### Set exercise
Lines holding the string "this" are the ones to copy; find them all in the data.
### Dataset extract ###
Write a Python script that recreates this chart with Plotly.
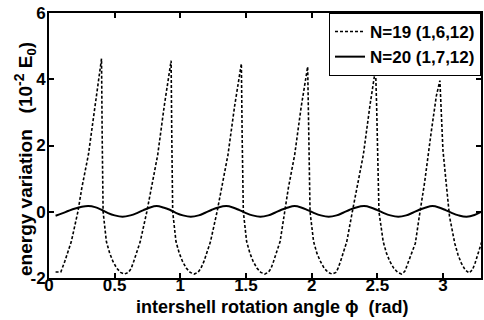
###
### Dataset extract ###
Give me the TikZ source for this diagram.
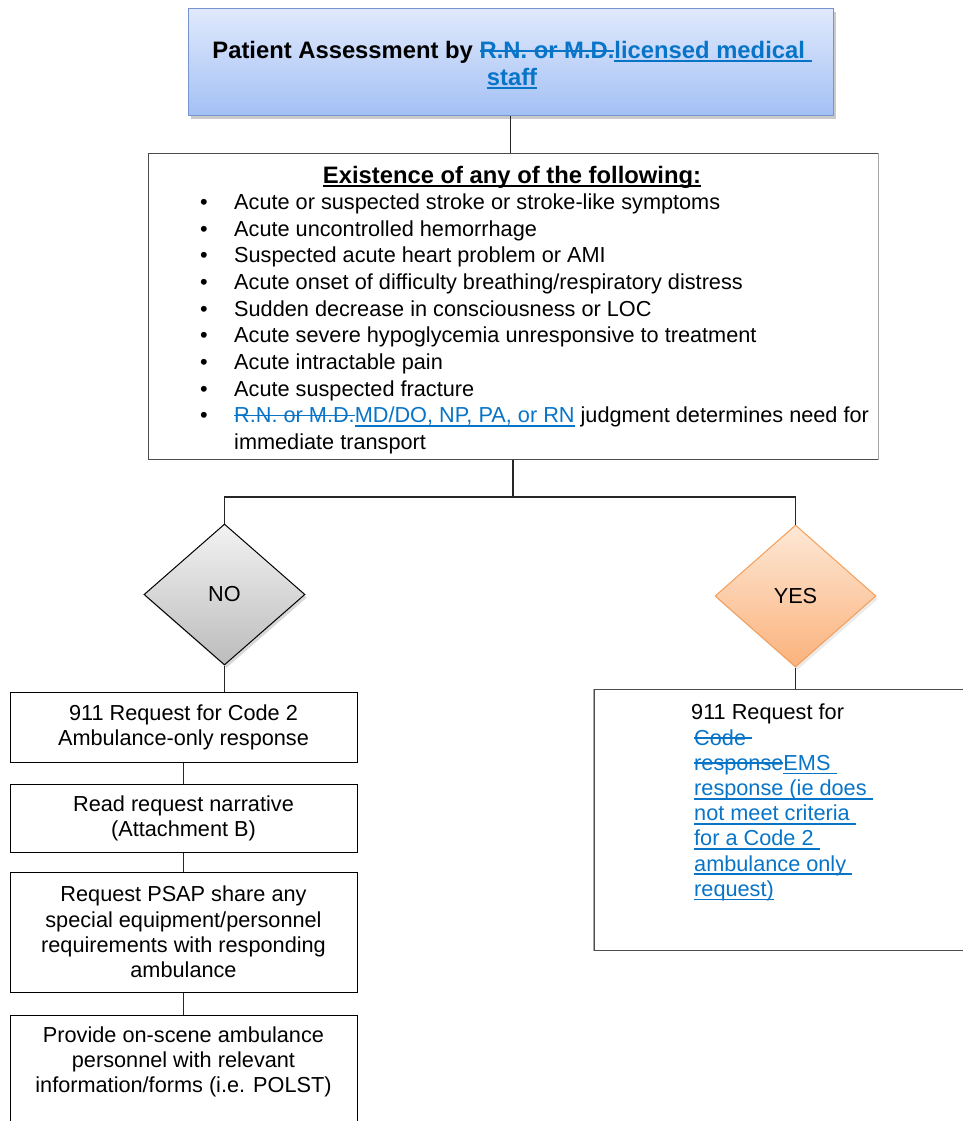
###
### Dataset extract ###
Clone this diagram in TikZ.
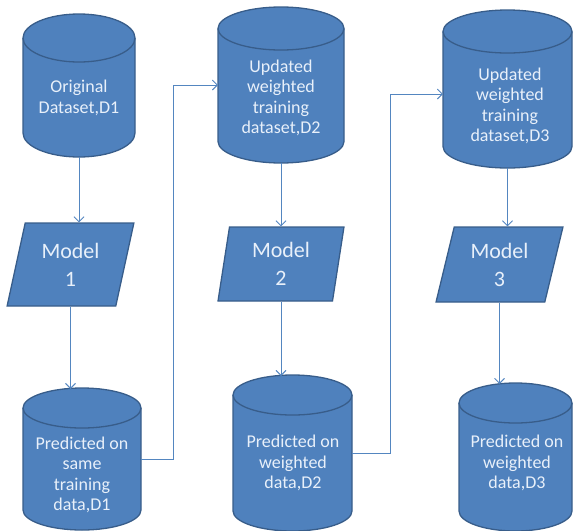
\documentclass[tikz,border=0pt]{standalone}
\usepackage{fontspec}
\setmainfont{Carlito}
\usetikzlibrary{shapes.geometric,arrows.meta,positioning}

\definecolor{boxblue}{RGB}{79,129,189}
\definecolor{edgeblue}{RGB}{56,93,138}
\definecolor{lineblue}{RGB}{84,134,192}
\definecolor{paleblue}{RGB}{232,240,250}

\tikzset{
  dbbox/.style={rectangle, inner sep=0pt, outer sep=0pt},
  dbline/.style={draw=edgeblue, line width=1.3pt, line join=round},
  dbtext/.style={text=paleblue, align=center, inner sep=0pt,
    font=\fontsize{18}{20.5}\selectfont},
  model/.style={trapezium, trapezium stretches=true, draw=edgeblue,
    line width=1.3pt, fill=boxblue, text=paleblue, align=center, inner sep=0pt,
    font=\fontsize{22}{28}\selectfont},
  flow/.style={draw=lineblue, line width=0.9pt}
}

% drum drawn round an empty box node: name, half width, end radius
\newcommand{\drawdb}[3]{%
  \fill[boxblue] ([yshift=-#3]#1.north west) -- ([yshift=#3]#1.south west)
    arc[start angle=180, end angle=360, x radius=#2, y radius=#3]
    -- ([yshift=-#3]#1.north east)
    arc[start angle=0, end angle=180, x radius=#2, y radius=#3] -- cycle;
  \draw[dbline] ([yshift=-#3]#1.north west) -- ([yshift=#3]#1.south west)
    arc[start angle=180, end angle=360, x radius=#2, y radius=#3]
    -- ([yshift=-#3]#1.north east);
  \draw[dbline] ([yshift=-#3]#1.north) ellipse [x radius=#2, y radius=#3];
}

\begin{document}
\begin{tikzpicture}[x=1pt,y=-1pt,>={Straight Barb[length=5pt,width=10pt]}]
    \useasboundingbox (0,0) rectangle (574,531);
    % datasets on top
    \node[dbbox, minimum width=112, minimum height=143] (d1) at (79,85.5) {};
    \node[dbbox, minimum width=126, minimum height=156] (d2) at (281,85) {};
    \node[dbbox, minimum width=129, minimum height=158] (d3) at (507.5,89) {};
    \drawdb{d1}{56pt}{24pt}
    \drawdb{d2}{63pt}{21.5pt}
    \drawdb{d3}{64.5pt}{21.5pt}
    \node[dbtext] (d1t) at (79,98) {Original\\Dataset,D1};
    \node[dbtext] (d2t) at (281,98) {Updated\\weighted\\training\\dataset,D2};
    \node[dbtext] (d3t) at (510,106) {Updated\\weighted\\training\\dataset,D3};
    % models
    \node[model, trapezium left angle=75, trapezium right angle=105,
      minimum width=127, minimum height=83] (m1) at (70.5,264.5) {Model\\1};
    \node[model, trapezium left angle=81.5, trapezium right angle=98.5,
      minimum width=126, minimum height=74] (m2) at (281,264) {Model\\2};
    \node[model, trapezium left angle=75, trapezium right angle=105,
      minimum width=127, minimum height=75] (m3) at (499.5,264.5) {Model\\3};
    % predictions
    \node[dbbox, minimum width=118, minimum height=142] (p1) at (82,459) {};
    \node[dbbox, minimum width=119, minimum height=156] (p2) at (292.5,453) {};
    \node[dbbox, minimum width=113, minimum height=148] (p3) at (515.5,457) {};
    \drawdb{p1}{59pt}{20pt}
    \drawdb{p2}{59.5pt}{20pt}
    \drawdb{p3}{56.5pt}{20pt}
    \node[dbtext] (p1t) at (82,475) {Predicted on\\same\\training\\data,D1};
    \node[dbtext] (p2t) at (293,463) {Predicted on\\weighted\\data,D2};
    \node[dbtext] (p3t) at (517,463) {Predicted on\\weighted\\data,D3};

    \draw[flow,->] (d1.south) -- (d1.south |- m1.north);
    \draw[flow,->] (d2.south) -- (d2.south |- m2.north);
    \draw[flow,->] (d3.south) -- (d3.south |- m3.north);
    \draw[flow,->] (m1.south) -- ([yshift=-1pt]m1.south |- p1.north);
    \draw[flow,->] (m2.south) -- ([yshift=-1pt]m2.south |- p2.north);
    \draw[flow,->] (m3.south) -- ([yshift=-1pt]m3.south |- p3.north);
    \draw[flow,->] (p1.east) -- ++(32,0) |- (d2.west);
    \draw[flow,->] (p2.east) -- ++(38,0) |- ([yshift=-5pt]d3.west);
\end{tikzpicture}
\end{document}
###
### The output
Write a Python script that recreates this chart with Plotly.
Give me the TikZ source for this diagram.
Clone this diagram in TikZ.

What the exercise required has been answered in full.